Berkeley Resolution Rejects Corporate Constitutional “Rights”

Whereas, the U.S. Supreme Court has granted corporations personhood status, free speech and other protections guaranteed to living humans by the Bill of Rights and the 14th Amendment, yet historically corporations were created as artificial entities that were subordinate to our democracy, the _(Your towen, city, county)_ considers it to be our right and duty to assert that corporations are not natural persons with human rights but artificial entities created by our government; and

Whereas, although corporations have made important contributions to society, they may exist simultaneously in many nations, use court granted “corporate rights” to get laws and regulations that protect people weakened or overturned, put profit ahead of any other concern, and use money derived from consumers and employees to lobby for statutes that endanger democracy, human values, and ecological survival; and

Whereas, the U.S. Supreme Court’s 2010 ruling in Citizens United v. the Federal Election Commission threatens our democracy by rolling back limits on corporate spending in electoral campaigns, allowing torrents of corporate money to drown out the voices of “We the People”; and

Whereas, a Washington Post-ABC News poll found that 80% of Americans oppose the Citizens United ruling and a Harris poll found that 87% think big companies have too much influence in Washington; and

Whereas, U.S. Senate Judiciary Committee Chair Patrick Leahy stated that the ruling “will allow major corporations – who should have law written to control their effect on America – to instead control America;” and former Republican senator Warren Rudman wrote, “Supreme Court opinion notwithstanding, corporations are not defined as people under the Constitution, and free speech can hardly be called free when only the rich are heard;” and Senator Chris Dodd pointed out that “money is not speech,” that “corporations are not people” and that “a constitutional amendment is necessary to fully restore the trust and voice of the America people.”

Therefore, Be It Resolved that the ___________________________ calls for freeing democracy from corporate control by amending the U.S. Constitution to establish that:

  1. Money is not speech.
  2. Corporations are not natural persons and not entitled to constitutional rights.

Be It Further Resolved, that the ____________________ requests that our elected representatives introduce a constitutional amendment that contains both of these principles, or introduce motions to include these principles in related constitutional amendments (HJRes 74, SJRes 28, Ca HJRes 3.)

Be It Further Resolved, that the ____________________ calls on others to join the movement to amend the U.S. Constitution in actions that defend our right to self-governance.

Be It Finally Resolved, that the _____________________ will post this Resolution on its web site and send it to U.S. President Barack Obama; other pertinent elected national and state officials including our own and Senate Judiciary Committee Chair Patrick Leahy, House Judiciary Committee Chair (Ranking Member in 2011) John Conyers, U.S. Senators Chris Dodd and Tom Udall, U.S. Congresswoman Donna Edwards; and all local media outlets.

Why and How to Advance a Local or State Resolution

Why it is useful to convince City Councils, Boards of Supervisors,County Boards, Labor Councils, clubs, etc. to pass symbolic, non-binding Resolutions:

  1. Resolutions increase public awareness during the lobbying campaign that precedes passage and success creates many additional opportunities. each success may inspire other communities or bodies to copy it.
  2. Public pressure gets results.

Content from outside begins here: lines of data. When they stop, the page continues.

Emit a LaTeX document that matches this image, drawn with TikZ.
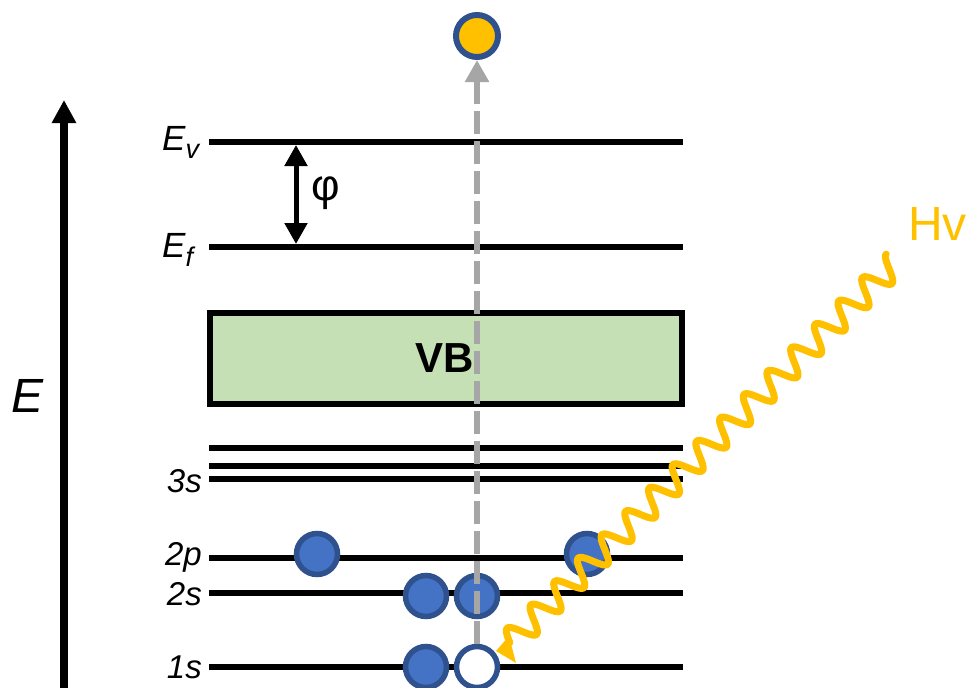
\documentclass[tikz,border=0pt]{standalone}
\usepackage{fontspec}
\setmainfont{Liberation Sans}
\usetikzlibrary{arrows.meta}
\definecolor{efill}{HTML}{4472C4}
\definecolor{eline}{HTML}{2F528F}
\definecolor{gold}{HTML}{FFC000}
\definecolor{dgray}{HTML}{A6A6A6}
\definecolor{vbgreen}{HTML}{C5E0B4}
\newcommand\setfs[1]{\fontsize{#1}{#1}\selectfont}
\tikzset{
  level/.style={line width=6.5pt, black},
  electron/.style={circle, draw=eline, line width=5.5pt, fill=efill, minimum size=41pt, inner sep=0pt},
  hole/.style={electron, fill=white},
  photo/.style={electron, fill=gold, line width=6pt, minimum size=42pt},
  lvl/.style={inner sep=0pt, font=\setfs{33}\itshape, anchor=base east},
  elbl/.style={inner sep=0pt, anchor=base west},
  emission/.style={draw=dgray, line width=6pt, dash pattern=on 23pt off 7pt, -{Triangle[width=23pt,length=22pt]}},
  workfn/.style={line width=5pt, {Triangle[width=22pt,length=21pt]}-{Triangle[width=22pt,length=21pt]}},
  axis/.style={line width=8pt, -{Triangle[width=23pt,length=23pt]}},
  photon/.style={draw=gold, line width=7pt, line cap=round, line join=round},
}
\begin{document}
\begin{tikzpicture}[x=1pt,y=-1pt]
\useasboundingbox (0,0) rectangle (967,688);

% energy axis
\coordinate (axbot) at (64,690);
\coordinate (axtop) at (64,100);
\draw[axis] (axbot) -- (axtop);
\node[inner sep=0pt, anchor=base, font=\setfs{48}\itshape] (elabel) at (28,412) {E};

% levels
\draw[level] (209,142) -- (683,142);
\draw[level] (209,247) -- (683,247);
\draw[level] (209,448) -- (683,448);
\draw[level] (209,466) -- (683,466);
\draw[level] (209,479) -- (683,479);
\draw[level] (209,558) -- (683,558);
\draw[level] (209,593) -- (683,593);
\draw[level] (209,667) -- (683,667);

% labels
\node[elbl] (lev) at (162,150) {\setfs{35}\itshape E\raisebox{-8pt}{\setfs{27}v}};
\node[elbl] (lef) at (162,257) {\setfs{35}\itshape E\raisebox{-9pt}{\setfs{27}f}};
\node[lvl] (l3s) at (202,492) {3s};
\node[lvl] (l2p) at (202,565) {2p};
\node[lvl] (l2s) at (202,605) {2s};
\node[lvl] (l1s) at (202,678) {1s};

% work function
\coordinate (phitop) at (296,145);
\coordinate (phibot) at (296,244);
\draw[workfn] (phitop) -- (phibot);
\node[inner sep=0pt, font=\setfs{44}] (phi) at (326,193) {φ};

% valence band
\node[draw=black, line width=6pt, fill=vbgreen, minimum width=472pt, minimum height=91.5pt, inner sep=0pt, outer sep=0pt, anchor=north west] (vb) at (210,312.5) {};
\node[inner sep=0pt, font=\setfs{42}\bfseries] (vbt) at (445,358) {VB};

% electrons
\node[electron] (p1) at (317,554) {};
\node[electron] (p2) at (587,554) {};
\node[electron] (s2a) at (426,596) {};
\node[electron] (s2b) at (477,596) {};
\node[electron] (s1a) at (426,667) {};
\node[hole] (s1b) at (477,667) {};
\node[photo] (out) at (477,36) {};

% emitted electron path
\draw[emission] (s1b.north) -- (out.south);

% photon
\coordinate (wstart) at (895,263);
\coordinate (wend) at (510,643);
\draw[photon] plot[domain=0:1, samples=800, smooth]
  ({895-385*\x+12.5*0.7024*sin(-90+\x*16.25*360)}, {263+380*\x+12.5*0.7116*sin(-90+\x*16.25*360)});
\fill[gold] (496,651) -- (509,636) -- (516,663) -- cycle;
\node[inner sep=0pt, anchor=base east, text=gold, font=\setfs{48}] (hv) at (967,240) {Hv};
\end{tikzpicture}
\end{document}
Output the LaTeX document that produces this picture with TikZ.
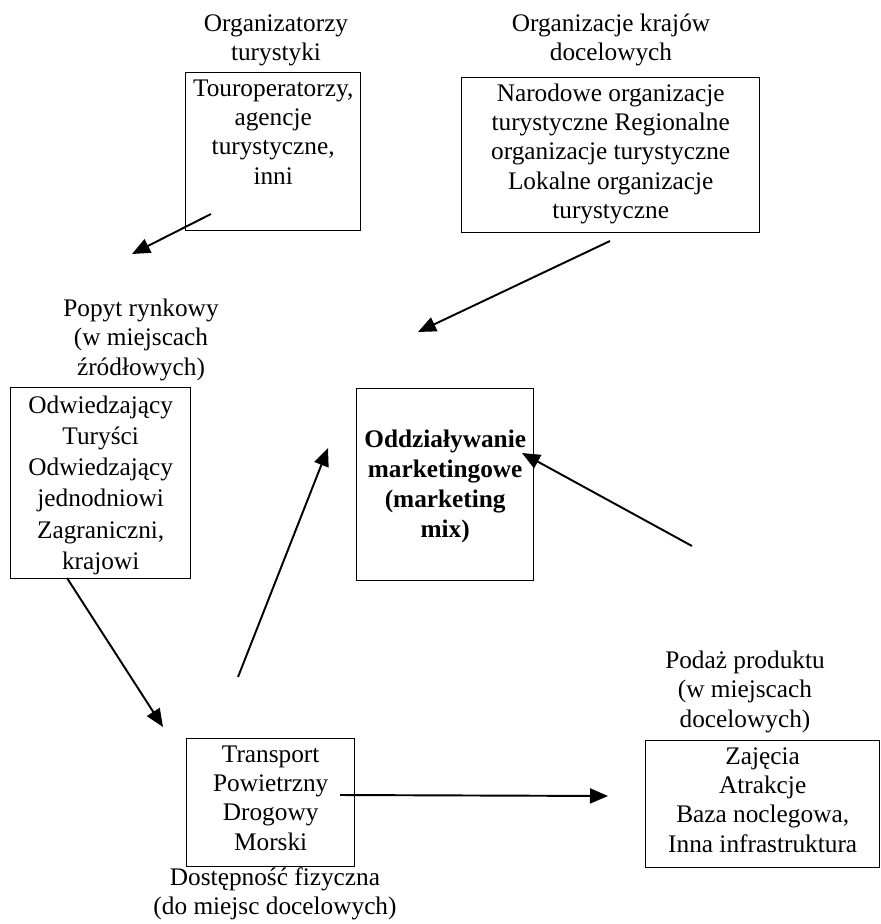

The movement to divest from apartheid South Africa started in one city and spread, as did economic sanctions on the regime in Burma, eventually becoming national policy. Trade reps gave up on the MAI (Multilateral Agreement on Investments, a harsh precursor to NAFTA) after cities passed Resolutions in opposition nationwide and then internationally.
  3. Resolutions may help get a related legally binding ordinance passed later by setting the groundwork and getting officials on the record as supporting democratic principles and opposing corporate personhood. is eager to help anyone pursuing a local resolution or ordinance. The Women’s International League for Peace & Freedom and Move to Amend also provide excellent resources.

Mainstream America has understood for years that corporations have too much power. Now a large majority agrees that corporations should not be granted constituional “rights” and that money should not be equated with speech.

To get your City Council to pass a local version of the Model Resolution, fill in the blanks and set up appointments with a few Council members individually, ideally including several of their constituents who are sympathetic to this cause. Point out ways in which the corporate undermining of democracy adversely affects our lives. Consider choosing a related local issue and adding it as a “Whereas clause.” Convince a sympathetic Council member to put the item on a meeting agenda with enough advance notice that you can motivate and organize people to lobby for it.

Create e-mail and paper flyers inviting public comment at the meeting and lobbying in advance. Make it easy for people to write or e-mail by providing addresses, talking points, and brief sample letters for them to paraphrase/personalize. Encourage creativity. If there is enough people power, speak to church groups, environmental non-profits, clubs, any who might help. It is fun to table at farmers’ markets.

Once the Resolution passes, send out press releases and celebrate!